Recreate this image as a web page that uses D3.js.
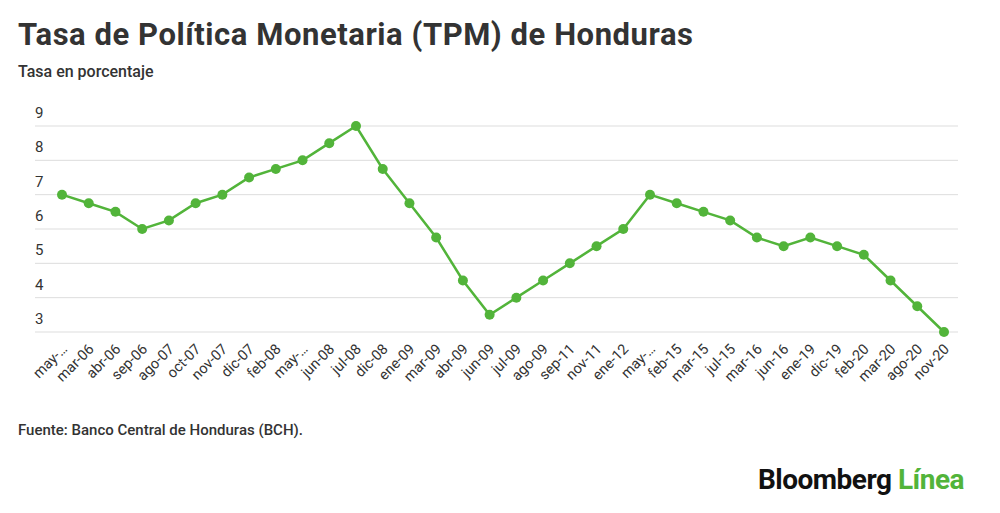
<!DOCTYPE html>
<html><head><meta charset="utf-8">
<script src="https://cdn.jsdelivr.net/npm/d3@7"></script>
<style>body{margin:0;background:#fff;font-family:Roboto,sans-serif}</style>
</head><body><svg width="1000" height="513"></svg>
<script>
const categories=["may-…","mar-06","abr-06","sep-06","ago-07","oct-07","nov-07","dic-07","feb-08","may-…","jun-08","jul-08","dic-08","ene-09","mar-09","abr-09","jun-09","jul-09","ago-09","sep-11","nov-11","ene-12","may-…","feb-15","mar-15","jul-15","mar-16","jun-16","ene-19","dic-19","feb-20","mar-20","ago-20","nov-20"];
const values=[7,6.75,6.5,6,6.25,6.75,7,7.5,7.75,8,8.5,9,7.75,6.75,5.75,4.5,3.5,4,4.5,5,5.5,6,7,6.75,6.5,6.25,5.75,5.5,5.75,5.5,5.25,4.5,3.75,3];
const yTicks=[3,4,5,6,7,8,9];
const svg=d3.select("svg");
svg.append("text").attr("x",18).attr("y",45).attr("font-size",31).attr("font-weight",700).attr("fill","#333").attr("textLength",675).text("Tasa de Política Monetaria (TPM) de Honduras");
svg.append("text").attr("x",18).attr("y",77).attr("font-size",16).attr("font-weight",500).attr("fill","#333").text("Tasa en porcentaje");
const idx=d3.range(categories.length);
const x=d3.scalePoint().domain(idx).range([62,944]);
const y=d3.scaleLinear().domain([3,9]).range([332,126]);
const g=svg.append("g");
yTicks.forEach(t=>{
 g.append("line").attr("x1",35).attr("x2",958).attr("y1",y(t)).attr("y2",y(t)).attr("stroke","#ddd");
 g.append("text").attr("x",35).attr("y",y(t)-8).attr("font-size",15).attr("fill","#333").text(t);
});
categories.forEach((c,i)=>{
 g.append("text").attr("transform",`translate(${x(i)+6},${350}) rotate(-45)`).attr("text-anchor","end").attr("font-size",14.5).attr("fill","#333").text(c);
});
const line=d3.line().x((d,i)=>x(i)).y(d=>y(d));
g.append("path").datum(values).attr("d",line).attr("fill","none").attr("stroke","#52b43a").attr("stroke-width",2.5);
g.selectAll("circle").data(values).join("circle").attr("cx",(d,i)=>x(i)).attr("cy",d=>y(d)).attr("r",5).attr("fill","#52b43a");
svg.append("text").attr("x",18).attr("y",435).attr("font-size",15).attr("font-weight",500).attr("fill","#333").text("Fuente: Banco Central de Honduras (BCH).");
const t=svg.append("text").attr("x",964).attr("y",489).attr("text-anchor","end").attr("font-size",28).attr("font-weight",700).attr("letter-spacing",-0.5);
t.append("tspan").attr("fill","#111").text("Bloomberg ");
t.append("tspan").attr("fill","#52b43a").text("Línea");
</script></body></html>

• Short exercise: Except for the pictures, reproduce every line exactly.

• Answer to the problem:
Recreate this image as a web page that uses D3.js.
<!DOCTYPE html>
<html><head><meta charset="utf-8">
<script src="https://cdn.jsdelivr.net/npm/d3@7"></script>
<style>body{margin:0;background:#fff;font-family:Roboto,sans-serif}</style>
</head><body><svg width="1000" height="513"></svg>
<script>
const categories=["may-…","mar-06","abr-06","sep-06","ago-07","oct-07","nov-07","dic-07","feb-08","may-…","jun-08","jul-08","dic-08","ene-09","mar-09","abr-09","jun-09","jul-09","ago-09","sep-11","nov-11","ene-12","may-…","feb-15","mar-15","jul-15","mar-16","jun-16","ene-19","dic-19","feb-20","mar-20","ago-20","nov-20"];
const values=[7,6.75,6.5,6,6.25,6.75,7,7.5,7.75,8,8.5,9,7.75,6.75,5.75,4.5,3.5,4,4.5,5,5.5,6,7,6.75,6.5,6.25,5.75,5.5,5.75,5.5,5.25,4.5,3.75,3];
const yTicks=[3,4,5,6,7,8,9];
const svg=d3.select("svg");
svg.append("text").attr("x",18).attr("y",45).attr("font-size",31).attr("font-weight",700).attr("fill","#333").attr("textLength",675).text("Tasa de Política Monetaria (TPM) de Honduras");
svg.append("text").attr("x",18).attr("y",77).attr("font-size",16).attr("font-weight",500).attr("fill","#333").text("Tasa en porcentaje");
const idx=d3.range(categories.length);
const x=d3.scalePoint().domain(idx).range([62,944]);
const y=d3.scaleLinear().domain([3,9]).range([332,126]);
const g=svg.append("g");
yTicks.forEach(t=>{
 g.append("line").attr("x1",35).attr("x2",958).attr("y1",y(t)).attr("y2",y(t)).attr("stroke","#ddd");
 g.append("text").attr("x",35).attr("y",y(t)-8).attr("font-size",15).attr("fill","#333").text(t);
});
categories.forEach((c,i)=>{
 g.append("text").attr("transform",`translate(${x(i)+6},${350}) rotate(-45)`).attr("text-anchor","end").attr("font-size",14.5).attr("fill","#333").text(c);
});
const line=d3.line().x((d,i)=>x(i)).y(d=>y(d));
g.append("path").datum(values).attr("d",line).attr("fill","none").attr("stroke","#52b43a").attr("stroke-width",2.5);
g.selectAll("circle").data(values).join("circle").attr("cx",(d,i)=>x(i)).attr("cy",d=>y(d)).attr("r",5).attr("fill","#52b43a");
svg.append("text").attr("x",18).attr("y",435).attr("font-size",15).attr("font-weight",500).attr("fill","#333").text("Fuente: Banco Central de Honduras (BCH).");
const t=svg.append("text").attr("x",964).attr("y",489).attr("text-anchor","end").attr("font-size",28).attr("font-weight",700).attr("letter-spacing",-0.5);
t.append("tspan").attr("fill","#111").text("Bloomberg ");
t.append("tspan").attr("fill","#52b43a").text("Línea");
</script></body></html>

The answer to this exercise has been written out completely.